At its best, Boldt’s article is counselling conservative Christians in the Anglican Church of Canada to diversify. Do you feel isolated and marginalized in the silos of Anglicanism? Then find a wider group of friends and allies. There is nothing controversial about this. Folks on both sides of the debates that have come to a head around the upcoming vote on changing the marriage canon have always done this. Just as Proud Anglicans have a natural affinity with LGBTQ+ Lutherans so also are evangelical Anglicans more likely to have fellowship with Pentecostals and Baptists.
Boldt is right:
“The Church of the future is neither Anglican, Presbyterian, Coptic, nor Catholic.”
So why don’t we live into that eschatological future by deepening our ecumenical fellowship?
And Boldt is also right in calling us to ecclesial practices that are alternative to both cheap spiritual consumerism and narrow denominationalism:
“Whatever this alternative is, it must be both genuinely local and ecumenical. How do we live generously at both levels? Is there a way to intentionally live long enough in a single place so that our friendships in and outside of the church cost us something? When do we begin to sacrifice mobility and professional advancement for the sake of this community?”
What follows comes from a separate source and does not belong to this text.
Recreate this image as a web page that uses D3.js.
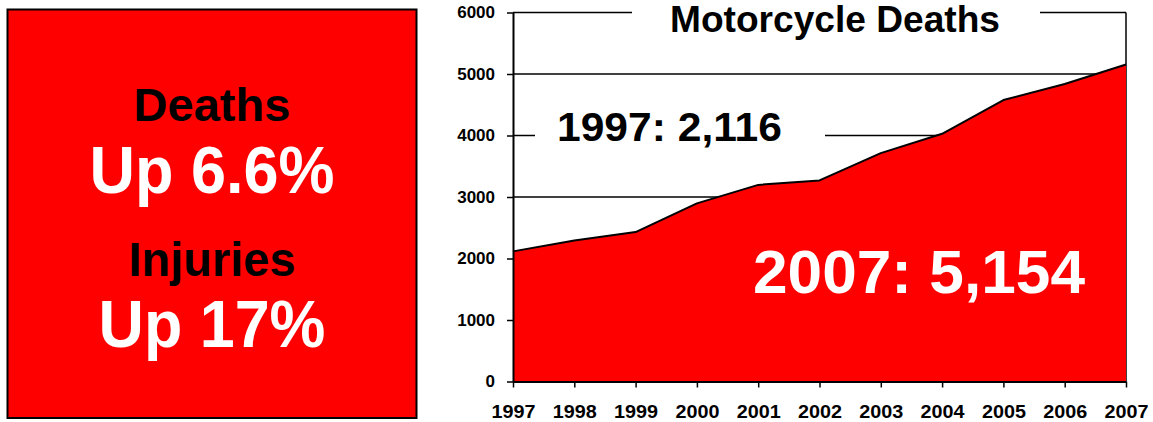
<!DOCTYPE html>
<html>
<head>
<meta charset="utf-8">
<script src="https://cdn.jsdelivr.net/npm/d3@7"></script>
<style>
  body { margin: 0; background: #fff; }
  svg { display: block; font-family: "Liberation Sans", Arial, sans-serif; }
</style>
</head>
<body>
<div id="chart"></div>
<script>
// data
const years = [1997, 1998, 1999, 2000, 2001, 2002, 2003, 2004, 2005, 2006, 2007];
const deaths = [2116, 2294, 2430, 2897, 3197, 3270, 3714, 4028, 4576, 4837, 5154];
const yTicks = [0, 1000, 2000, 3000, 4000, 5000, 6000];
const gridValues = [3000, 4000, 5000, 6000];
const chartTitle = "Motorcycle Deaths";
const startLabel = "1997: 2,116";
const endLabel = "2007: 5,154";
const panelLines = [
    { text: "Deaths", color: "#000", size: 47, y: 121, len: 157 },
    { text: "Up 6.6%", color: "#fff", size: 66, y: 193, len: 245 },
    { text: "Injuries", color: "#000", size: 48, y: 276, len: 167 },
    { text: "Up 17%", color: "#fff", size: 67, y: 347, len: 227 }
];

const W = 1153, H = 422;
const red = "#ff0000";

const svg = d3.select("#chart").append("svg")
    .attr("width", W)
    .attr("height", H);

// left panel
svg.append("rect")
    .attr("x", 7.5).attr("y", 9.5)
    .attr("width", 409).attr("height", 408.5)
    .attr("fill", red)
    .attr("stroke", "#000")
    .attr("stroke-width", 2);

svg.selectAll("text.panel")
    .data(panelLines)
    .enter()
    .append("text")
    .attr("class", "panel")
    .attr("x", 212)
    .attr("y", d => d.y)
    .attr("text-anchor", "middle")
    .attr("font-weight", "bold")
    .attr("font-size", d => d.size)
    .attr("fill", d => d.color)
    .attr("textLength", d => d.len)
    .attr("lengthAdjust", "spacingAndGlyphs")
    .text(d => d.text);

// chart
const x0 = 513, x1 = 1126, yTop = 12.5, yBot = 381.5;

const xScale = d3.scaleLinear()
    .domain([years[0], years[years.length - 1]])
    .range([x0, x1]);

const yScale = d3.scaleLinear()
    .domain([0, 6000])
    .range([yBot, yTop]);

const g = svg.append("g");

g.selectAll("line.grid")
    .data(gridValues)
    .enter()
    .append("line")
    .attr("class", "grid")
    .attr("x1", x0).attr("x2", x1)
    .attr("y1", d => yScale(d)).attr("y2", d => yScale(d))
    .attr("stroke", "#000")
    .attr("stroke-width", 1.5);

// right frame line
g.append("line")
    .attr("x1", x1).attr("x2", x1)
    .attr("y1", yScale(6000)).attr("y2", yScale(0))
    .attr("stroke", "#000")
    .attr("stroke-width", 1.5);

const area = d3.area()
    .x((d, i) => xScale(years[i]))
    .y0(yScale(0))
    .y1(d => yScale(d));

const line = d3.line()
    .x((d, i) => xScale(years[i]))
    .y(d => yScale(d));

g.append("path")
    .datum(deaths)
    .attr("d", area)
    .attr("fill", red);

g.append("path")
    .datum(deaths)
    .attr("d", line)
    .attr("fill", "none")
    .attr("stroke", "#000")
    .attr("stroke-width", 2)
    .attr("stroke-linejoin", "round");

// axes
const yAxis = g.append("g")
    .attr("transform", `translate(${x0},0)`)
    .call(d3.axisLeft(yScale).tickValues(yTicks).tickFormat(d3.format("d"))
        .tickSize(6).tickPadding(12).tickSizeOuter(0));

yAxis.select(".domain").attr("stroke-width", 2);
yAxis.selectAll(".tick line").attr("stroke-width", 1.5);
yAxis.selectAll("text")
    .attr("font-family", "Liberation Sans, Arial, sans-serif")
    .attr("font-size", 17)
    .attr("font-weight", "bold")
    .attr("fill", "#000");

const xAxis = g.append("g")
    .attr("transform", `translate(0,${yBot})`)
    .call(d3.axisBottom(xScale).tickValues(years).tickFormat(d3.format("d")).tickSize(6).tickSizeOuter(0));

xAxis.select(".domain").attr("stroke-width", 2);
xAxis.selectAll(".tick line").attr("stroke-width", 1.5);
xAxis.selectAll("text")
    .attr("y", 36.5)
    .attr("dy", 0)
    .attr("font-family", "Liberation Sans, Arial, sans-serif")
    .attr("font-size", 18)
    .attr("font-weight", "bold")
    .attr("fill", "#000")
    .attr("textLength", 44)
    .attr("lengthAdjust", "spacingAndGlyphs");

// title with white background over the top grid line
svg.append("rect")
    .attr("x", 632).attr("y", 0)
    .attr("width", 408).attr("height", 40)
    .attr("fill", "#fff");

svg.append("text")
    .attr("x", 835).attr("y", 32)
    .attr("text-anchor", "middle")
    .attr("font-weight", "bold")
    .attr("font-size", 37)
    .attr("textLength", 330)
    .attr("lengthAdjust", "spacingAndGlyphs")
    .attr("fill", "#000")
    .text(chartTitle);

// 1997 label
svg.append("rect")
    .attr("x", 535).attr("y", 105)
    .attr("width", 290).attr("height", 44)
    .attr("fill", "#fff");

svg.append("text")
    .attr("x", 669.5).attr("y", 141)
    .attr("text-anchor", "middle")
    .attr("font-weight", "bold")
    .attr("font-size", 40)
    .attr("textLength", 225)
    .attr("lengthAdjust", "spacingAndGlyphs")
    .attr("fill", "#000")
    .text(startLabel);

// 2007 label
svg.append("text")
    .attr("x", 919).attr("y", 293)
    .attr("text-anchor", "middle")
    .attr("font-weight", "bold")
    .attr("font-size", 62)
    .attr("textLength", 332)
    .attr("lengthAdjust", "spacingAndGlyphs")
    .attr("fill", "#fff")
    .text(endLabel);
</script>
</body>
</html>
However, anyone reading Boldt’s article who is on the “progressive” side of the present debates in the Anglican Church would undoubtedly note that there is nothing “generous” about his depiction of fellow Christians (or even his Diocesan Bishop!) who deviate from the conservative and “traditionalist” views of sex, gender and marriage.
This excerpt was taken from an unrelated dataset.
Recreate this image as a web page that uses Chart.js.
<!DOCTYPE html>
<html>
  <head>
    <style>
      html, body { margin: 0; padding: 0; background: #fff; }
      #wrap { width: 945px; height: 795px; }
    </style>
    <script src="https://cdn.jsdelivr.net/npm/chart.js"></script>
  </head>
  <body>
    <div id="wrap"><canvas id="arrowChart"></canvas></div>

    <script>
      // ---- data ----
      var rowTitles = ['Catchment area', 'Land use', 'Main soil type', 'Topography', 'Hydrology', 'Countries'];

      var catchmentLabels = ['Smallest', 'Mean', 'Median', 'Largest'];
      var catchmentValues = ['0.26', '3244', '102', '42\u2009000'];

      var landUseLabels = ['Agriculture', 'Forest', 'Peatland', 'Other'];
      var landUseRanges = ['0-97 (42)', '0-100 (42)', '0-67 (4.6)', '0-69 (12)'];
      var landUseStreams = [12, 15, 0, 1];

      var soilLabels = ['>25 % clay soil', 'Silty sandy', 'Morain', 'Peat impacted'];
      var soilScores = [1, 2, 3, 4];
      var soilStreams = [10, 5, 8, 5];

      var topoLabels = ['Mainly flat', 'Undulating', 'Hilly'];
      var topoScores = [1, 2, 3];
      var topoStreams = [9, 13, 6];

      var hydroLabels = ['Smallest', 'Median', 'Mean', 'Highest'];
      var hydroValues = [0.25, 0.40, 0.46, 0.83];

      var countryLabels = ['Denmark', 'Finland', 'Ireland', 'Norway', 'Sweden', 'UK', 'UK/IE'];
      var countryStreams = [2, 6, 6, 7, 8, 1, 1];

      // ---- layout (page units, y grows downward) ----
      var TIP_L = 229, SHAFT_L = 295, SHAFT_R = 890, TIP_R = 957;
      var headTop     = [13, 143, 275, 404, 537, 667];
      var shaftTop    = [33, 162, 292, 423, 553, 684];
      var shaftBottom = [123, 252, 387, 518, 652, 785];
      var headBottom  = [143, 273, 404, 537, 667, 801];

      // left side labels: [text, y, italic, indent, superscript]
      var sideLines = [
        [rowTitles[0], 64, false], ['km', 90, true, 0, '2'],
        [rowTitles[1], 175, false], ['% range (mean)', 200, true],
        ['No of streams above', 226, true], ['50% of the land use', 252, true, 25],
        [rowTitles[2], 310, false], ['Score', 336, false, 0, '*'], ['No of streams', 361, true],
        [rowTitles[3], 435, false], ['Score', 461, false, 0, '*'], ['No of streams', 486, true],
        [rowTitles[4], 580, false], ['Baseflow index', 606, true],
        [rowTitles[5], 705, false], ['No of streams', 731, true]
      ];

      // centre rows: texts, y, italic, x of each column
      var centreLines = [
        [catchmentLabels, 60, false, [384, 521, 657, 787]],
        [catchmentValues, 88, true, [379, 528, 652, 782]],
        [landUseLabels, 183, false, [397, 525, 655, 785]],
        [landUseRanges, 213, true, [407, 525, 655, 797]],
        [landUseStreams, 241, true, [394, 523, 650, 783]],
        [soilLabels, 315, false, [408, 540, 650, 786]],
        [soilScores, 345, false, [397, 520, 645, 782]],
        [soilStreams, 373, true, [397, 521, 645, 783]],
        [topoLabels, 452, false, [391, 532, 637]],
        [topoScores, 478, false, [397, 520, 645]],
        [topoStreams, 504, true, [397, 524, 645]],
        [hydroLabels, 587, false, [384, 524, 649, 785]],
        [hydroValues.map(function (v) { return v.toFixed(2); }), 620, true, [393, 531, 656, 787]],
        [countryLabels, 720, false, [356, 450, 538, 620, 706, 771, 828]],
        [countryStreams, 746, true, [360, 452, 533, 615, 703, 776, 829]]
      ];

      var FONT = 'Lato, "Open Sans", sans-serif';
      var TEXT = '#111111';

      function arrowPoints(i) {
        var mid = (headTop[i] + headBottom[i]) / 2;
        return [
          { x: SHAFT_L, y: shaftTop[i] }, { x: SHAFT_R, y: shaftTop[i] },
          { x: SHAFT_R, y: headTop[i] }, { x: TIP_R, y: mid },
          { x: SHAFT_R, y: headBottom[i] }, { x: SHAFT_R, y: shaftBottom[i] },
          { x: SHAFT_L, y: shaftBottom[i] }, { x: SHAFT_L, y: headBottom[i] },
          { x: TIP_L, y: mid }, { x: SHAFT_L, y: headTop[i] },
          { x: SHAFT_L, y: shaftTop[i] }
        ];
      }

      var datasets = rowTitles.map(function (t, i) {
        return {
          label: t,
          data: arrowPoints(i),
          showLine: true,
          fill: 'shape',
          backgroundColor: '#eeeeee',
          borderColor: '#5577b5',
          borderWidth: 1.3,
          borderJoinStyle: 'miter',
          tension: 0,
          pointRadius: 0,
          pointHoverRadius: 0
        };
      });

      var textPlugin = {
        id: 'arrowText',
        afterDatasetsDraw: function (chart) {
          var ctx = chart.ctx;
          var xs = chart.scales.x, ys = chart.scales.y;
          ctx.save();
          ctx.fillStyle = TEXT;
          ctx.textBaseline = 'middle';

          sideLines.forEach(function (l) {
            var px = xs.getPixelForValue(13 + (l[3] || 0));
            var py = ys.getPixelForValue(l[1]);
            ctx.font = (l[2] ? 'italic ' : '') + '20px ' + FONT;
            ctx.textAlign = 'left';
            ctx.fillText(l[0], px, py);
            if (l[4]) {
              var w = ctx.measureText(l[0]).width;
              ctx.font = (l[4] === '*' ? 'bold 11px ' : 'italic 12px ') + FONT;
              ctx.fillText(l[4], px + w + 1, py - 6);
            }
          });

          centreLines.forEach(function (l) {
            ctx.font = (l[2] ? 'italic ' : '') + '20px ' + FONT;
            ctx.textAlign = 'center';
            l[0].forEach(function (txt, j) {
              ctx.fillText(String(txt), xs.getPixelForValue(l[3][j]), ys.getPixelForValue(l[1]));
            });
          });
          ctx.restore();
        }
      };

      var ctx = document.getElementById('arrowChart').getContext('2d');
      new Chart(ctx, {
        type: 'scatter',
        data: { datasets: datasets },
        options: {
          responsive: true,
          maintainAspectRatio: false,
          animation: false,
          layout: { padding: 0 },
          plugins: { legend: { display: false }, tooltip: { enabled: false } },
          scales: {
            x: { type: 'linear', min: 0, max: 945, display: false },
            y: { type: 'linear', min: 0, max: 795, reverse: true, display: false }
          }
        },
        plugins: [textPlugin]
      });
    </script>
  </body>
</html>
Let’s be clear. Boldt is only encouraging an ecumenical generosity in relation to conservatives in other denominational traditions. That is a truncated generosity to say the least. Indeed, his rumination about “alternative episcopal oversight” is born of a fear that conservatives are an oppressed minority and that affirming parishes are “no-go zones” for conservative clergy.
This is just a tad precious from a priest whose own parish is pretty much a no-go zone for LGBTQ+ Christians, especially if they seek the blessing of the church on their covenantal unions.
But hey, Boldt isn’t alone in this. We all choose our friends and our allies. Truth be known, pretty much all of us have borders around our ecumenical generosity.
The deeper problem with Boldt’s article is that it is heretical.
That Boldt assumes the traditionalist view that marriage is a union between one man and one woman for the purposes of procreation is not surprising. That he doesn’t bother to provide any biblical warrant for this position is also not surprising. You’re more likely to hear conservatives quote the Book of Common Prayer on procreative marriage than the Bible because it simply isn’t there in the Bible. Certainly not in the New Testament.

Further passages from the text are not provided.